Insurance Fraud in Vermont
Insurance fraud in Vermont results in huge financial losses to companies that provide auto insurance to this state. Many people don't even realize that when they exaggerate accident injuries or use a friend's address on their insurance application, they are committing insurance fraud. Here are some other types of insurance fraud occurring in Vermont:
- Staging accidents to collect on the insurance policies.
- Hiding a vehicle and then reporting it "stolen" in order to collect the insurance money.
- Filing an accident report and claim form for an accident that never really happened. These are called "paper" accidents because they exist only on paper.
- Listing on a claim form that the insured was the driver in an accident, when an uninsured family member was really the driver.
- Issuing a false insurance policy.
- Referring accident victims to an attorney or doctor for a fee.
Vermont Alcohol-Related Accidents
Every year in the state of Vermont there are roughly 75 fatal accidents. Approximately 25 of these accidents are the result of driving under the influence of alcohol. This translates to almost 35 percent of all traffic fatalities in Vermont being alcohol related.
The legal blood alcohol content (BAC) limit in Vermont is 0.08 percent. For drivers under 21, it is 0.02 percent. Operators of commercial vehicles have a BAC requirement of 0.04 percent. School bus drivers are the exception, though, with a BAC requirement of 0.02 percent.
Strange and Unusual Vermont Laws
Every state has a few strange, unusual and often funny laws on their books.

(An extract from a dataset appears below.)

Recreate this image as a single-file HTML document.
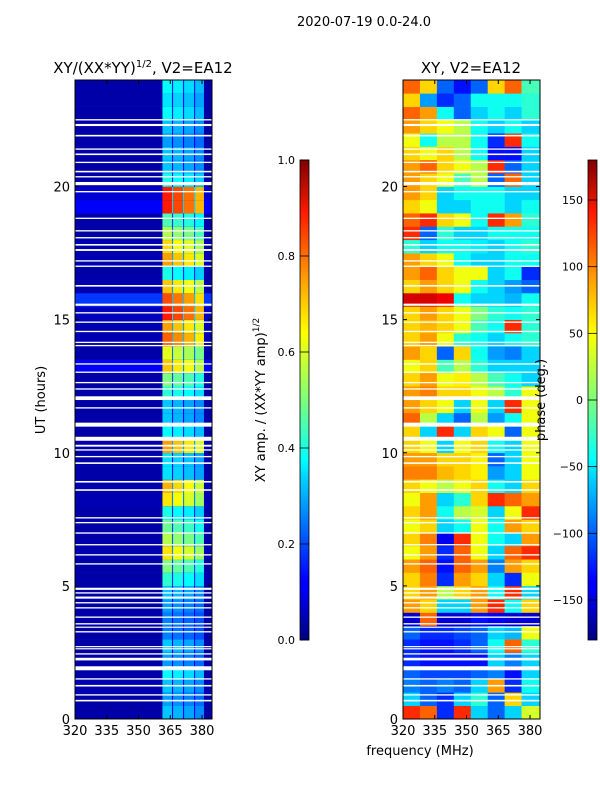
<!DOCTYPE html>
<html><head><meta charset="utf-8">
<style>
html,body{margin:0;padding:0;background:#fff;}
svg{display:block;font-family:"DejaVu Sans","Liberation Sans",sans-serif;}
</style></head>
<body>
<svg id="fig" width="600" height="800" viewBox="0 0 600 800">
<defs>
<linearGradient id="jet" x1="0" y1="1" x2="0" y2="0">
<stop offset="0" stop-color="#00007f"/><stop offset="0.11" stop-color="#0000ff"/>
<stop offset="0.125" stop-color="#0000ff"/><stop offset="0.34" stop-color="#00d4ff"/>
<stop offset="0.375" stop-color="#00ffff"/>
<stop offset="0.5" stop-color="#7dff7a"/><stop offset="0.64" stop-color="#ffff00"/>
<stop offset="0.75" stop-color="#ffa000"/><stop offset="0.89" stop-color="#ff1a00"/>
<stop offset="1" stop-color="#7f0000"/>
</linearGradient>
</defs>
<text x="364" y="26" font-size="13" text-anchor="middle">2020-07-19 0.0-24.0</text>
<text x="143" y="73" font-size="15" text-anchor="middle">XY/(XX*YY)<tspan font-size="10" dy="-6">1/2</tspan><tspan dy="6">, V2=EA12</tspan></text>
<text x="471" y="73" font-size="15" text-anchor="middle">XY, V2=EA12</text>
<g id="left"></g>
<g id="right"></g>
<g id="axes"></g>
<text transform="translate(45,400) rotate(-90)" font-size="13" text-anchor="middle">UT (hours)</text>
<text x="420" y="755" font-size="13" text-anchor="middle">frequency (MHz)</text>
<text transform="translate(265,400) rotate(-90)" font-size="13" text-anchor="middle">XY amp. / (XX*YY amp)<tspan font-size="9" dy="-6">1/2</tspan></text>
<text transform="translate(545,400) rotate(-90)" font-size="13" text-anchor="middle">phase (deg.)</text>
</svg>
<script>
const yTicks=[0,5,10,15,20];
const xTicks=[320,335,350,365,380];
const ampTicks=[0.0,0.2,0.4,0.6,0.8,1.0];
const phaseTicks=[-150,-100,-50,0,50,100,150];
// high band amplitude per half-hour row (0..24 UT)
const bandAmp=[0.32,0.28,0.32,0.38,0.28,0.32,0.25,0.25,0.28,0.32,0.42,0.5,0.65,0.55,0.48,0.4,0.65,0.7,0.35,0.35,0.72,0.38,0.32,0.32,0.42,0.5,0.68,0.6,0.78,0.72,0.85,0.8,0.68,0.4,0.72,0.66,0.55,0.45,0.85,0.85,0.4,0.32,0.32,0.28,0.32,0.38,0.35,0.38];
const subbandFactor=[1.0,0.95,0.9,0.82];
const lowAmp=[0.04,0.04,0.05,0.04,0.04,0.04,0.04,0.04,0.04,0.04,0.04,0.04,0.05,0.04,0.04,0.04,0.05,0.05,0.04,0.04,0.05,0.04,0.04,0.04,0.04,0.04,0.12,0.04,0.05,0.05,0.06,0.18,0.05,0.04,0.05,0.05,0.04,0.04,0.12,0.08,0.04,0.04,0.04,0.04,0.04,0.04,0.04,0.04];
const subbands=[[361.3,365.8],[366.3,371.0],[371.5,376.2],[376.7,380.9]];
const freqBins=[320,328,336,344,352,360,368,376,384.7];
const phase=[
[120,100,-120,120,-60,-100,-60,30],[-60,-100,-120,-60,-30,-100,60,-60],[-90,-100,-90,-100,-60,80,-120,-40],[-100,-110,-110,-110,-100,-90,-130,-60],
[-120,-130,-130,-130,-130,-60,-90,-60],[-120,-130,-130,-120,-100,-40,100,-30],[-100,-120,-120,-110,-100,-60,-70,40],[-150,100,-150,-150,-130,-140,-150,-150],
[80,60,-60,-60,80,120,-40,60],[60,80,20,60,80,-40,120,-60],[60,90,-120,80,60,-60,-120,40],[80,100,-130,100,80,-90,80,60],
[40,80,-120,100,40,-60,100,120],[60,90,-140,120,40,-40,-60,80],[40,60,-60,-40,40,-40,80,60],[60,80,-40,20,30,-60,40,120],
[40,80,-60,-30,60,120,100,80],[60,40,20,40,60,-40,-60,60],[90,90,70,60,50,-80,-60,40],[80,80,60,60,50,-100,-60,40],
[60,40,-60,40,60,-40,-60,40],[60,-60,120,-60,60,40,-100,40],[100,20,-60,-100,20,-80,-40,40],[80,60,40,-60,40,-60,120,40],
[80,90,60,60,40,20,-30,40],[60,80,40,50,20,-20,-40,-60],[40,60,-20,20,-30,-60,-60,-60],[80,60,-100,60,-40,-80,-90,-60],
[60,80,40,-30,-40,-60,-40,-30],[60,70,60,40,-20,-40,120,-30],[60,80,60,40,0,-30,-40,-30],[150,150,140,-40,-60,-60,-70,-40],
[60,80,60,40,-40,-60,-80,-100],[80,100,60,40,40,-60,-40,-120],[80,60,40,-40,-60,-60,-40,-40],[-30,-60,-40,-40,-50,-60,-40,-30],
[120,-100,-30,-60,-60,-40,-40,-40],[100,120,60,40,-40,120,80,-30],[60,40,-60,-60,-40,-40,-60,-40],[80,60,-60,-40,-40,-40,-60,-60],
[80,60,40,-20,20,-100,100,-60],[80,100,60,40,20,120,-100,-60],[60,40,60,20,-40,-130,-130,-60],[40,-40,20,20,-40,-120,120,-40],
[80,60,40,20,-40,-60,-40,-60],[100,80,-40,-100,-60,-40,-60,-30],[60,-80,-120,-100,-40,-40,-40,-30],[100,60,-100,-130,-100,60,100,-20]];
// flagged (blank) UT intervals [start,end] hours
const flags=[[0.66,0.72],[0.88,0.93],[1.22,1.28],[1.48,1.53],[1.83,1.98],[2.2,2.3],[2.42,2.47],[2.62,2.66],[2.7,2.74],[3.25,3.3],[3.43,3.47],[3.55,3.6],[3.8,3.85],[4.15,4.2],[4.34,4.39],[4.52,4.6],[4.71,4.76],[4.85,4.93],[5.8,5.85],[6.14,6.19],[6.52,6.57],[6.96,7.01],[7.35,7.4],[7.53,7.58],[8.57,8.63],[8.88,8.94],[9.58,9.64],[9.83,9.88],[10.08,10.13],[10.23,10.3],[10.45,10.6],[10.98,11.13],[11.66,11.71],[11.98,12.12],[12.37,12.42],[12.61,12.66],[13.0,13.05],[13.31,13.36],[14.0,14.05],[14.12,14.17],[14.53,14.58],[14.88,14.93],[15.23,15.28],[15.52,15.6],[16.24,16.3],[16.98,17.03],[17.18,17.23],[17.58,17.65],[17.78,17.84],[18.05,18.1],[18.31,18.36],[18.78,18.83],[19.78,19.83],[20.05,20.17],[20.34,20.39],[20.53,20.59],[20.88,20.93],[21.18,21.24],[21.38,21.43],[21.88,21.94],[22.27,22.35],[22.48,22.53]];

const NS="http://www.w3.org/2000/svg";
function mk(tag,attrs,parent){const e=document.createElementNS(NS,tag);for(const k in attrs)e.setAttribute(k,attrs[k]);parent.appendChild(e);return e;}
function jet(t){t=Math.max(0,Math.min(1,t));const c=v=>Math.round(255*Math.max(0,Math.min(1,v)));
return `rgb(${c(1.5-Math.abs(4*t-3))},${c(1.5-Math.abs(4*t-2))},${c(1.5-Math.abs(4*t-1))})`;}
const Y0=719,Y1=80,FMIN=320,FMAX=384.7;
const yS=h=>Y0+(Y1-Y0)*h/24;
const xL=f=>75+(212-75)*(f-FMIN)/(FMAX-FMIN);
const xR=f=>403+(540-403)*(f-FMIN)/(FMAX-FMIN);
const L=document.getElementById('left'),R=document.getElementById('right'),A=document.getElementById('axes');
const rowH=0.5;
bandAmp.forEach((a,i)=>{
  const y1=yS(i*rowH+rowH),y0=yS(i*rowH);
  let r=mk('rect',{x:xL(FMIN),y:y1,width:xL(FMAX)-xL(FMIN),height:y0-y1+0.3,fill:jet(lowAmp[i])},L);
  
  
  subbands.forEach((sb,j)=>{
    const c=mk('rect',{x:xL(sb[0]),y:y1,width:xL(sb[1])-xL(sb[0]),height:y0-y1+0.3,fill:jet(a*subbandFactor[j])},L);
    
    
  });
  for(let j=0;j<subbands.length-1;j++){
    const g=mk('rect',{x:xL(subbands[j][1]),y:y1,width:xL(subbands[j+1][0])-xL(subbands[j][1]),height:y0-y1+0.3,fill:jet(a*0.4)},L);
    
    
  }
});
phase.forEach((row,i)=>{
  const y1=yS(i*rowH+rowH),y0=yS(i*rowH);
  row.forEach((p,j)=>{
    const c=mk('rect',{x:xR(freqBins[j]),y:y1,width:xR(freqBins[j+1])-xR(freqBins[j])+0.3,height:y0-y1+0.3,fill:jet((p+180)/360)},R);
    
    
  });
});
flags.forEach(f=>{
  [[xL,L],[xR,R]].forEach(([xs,g])=>{
    const r=mk('rect',{x:xs(FMIN),y:yS(f[1]),width:xs(FMAX)-xs(FMIN),height:Math.max(1.2,yS(f[0])-yS(f[1])),fill:'#fff'},g);
    
    
  });
});
[[xL,75],[xR,403]].forEach(([xs,x0],k)=>{
  const fr=mk('rect',{x:x0,y:Y1,width:137,height:Y0-Y1,fill:'none',stroke:'#000','stroke-width':1},A);
  
  
  yTicks.forEach(t=>{
    const y=yS(t);
    mk('line',{x1:x0,x2:x0+4,y1:y,y2:y,stroke:'#000'},A);
    mk('line',{x1:x0+137,x2:x0+133,y1:y,y2:y,stroke:'#000'},A);
    const tx=mk('text',{x:x0-5,y:y+5,'font-size':13,'text-anchor':'end'},A);tx.textContent=t;
    
    
  });
  xTicks.forEach(t=>{
    const x=xs(t);
    mk('line',{x1:x,x2:x,y1:Y0,y2:Y0-4,stroke:'#000'},A);
    mk('line',{x1:x,x2:x,y1:Y1,y2:Y1+4,stroke:'#000'},A);
    const tx=mk('text',{x:x,y:Y0+16,'font-size':13,'text-anchor':'middle'},A);tx.textContent=t;
    
    
  });
});
const CB0=640,CB1=160;
[[300,ampTicks,v=>v,v=>v.toFixed(1),'amp-colorbar'],[588,phaseTicks,v=>(v+180)/360,v=>(v<0?'\u2212'+(-v):''+v),'phase-colorbar']].forEach(([x,ticks,norm,fmt,name])=>{
  const r=mk('rect',{x:x,y:CB1,width:9,height:CB0-CB1,fill:'url(#jet)',stroke:'#000','stroke-width':0.8},A);
  
  
  ticks.forEach(t=>{
    const y=CB0+(CB1-CB0)*norm(t);
    mk('line',{x1:x,x2:x+9,y1:y,y2:y,stroke:'#000','stroke-width':0.8},A);
    const tx=mk('text',{x:x-5,y:y+4,'font-size':11,'text-anchor':'end'},A);tx.textContent=fmt(t);
    
    
  });
});
</script>
</body></html>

Here are a few of Vermont's:
- It is illegal in Vermont for a woman to wear false teeth without permission from her husband.
- Tying a giraffe to a telephone pole anywhere in Vermont is illegal.
- All residents of Barre, Vermont are required by law to bathe every Saturday night.
Driving in Vermont
Vermont is a state with beautiful, picturesque vistas and scenery. Motorists can take the drive from Barre to Danville and see rolling hills, wooded areas, country villages and panoramas that could be on a postcard.
In the central part of the state, there are fish hatcheries, old-style village greens, quarries and even floating bridges. This state is rich in early American history with its colonial museums and historical districts. Did you know that after the Constitution was ratified, Vermont was the first state to be admitted to the union?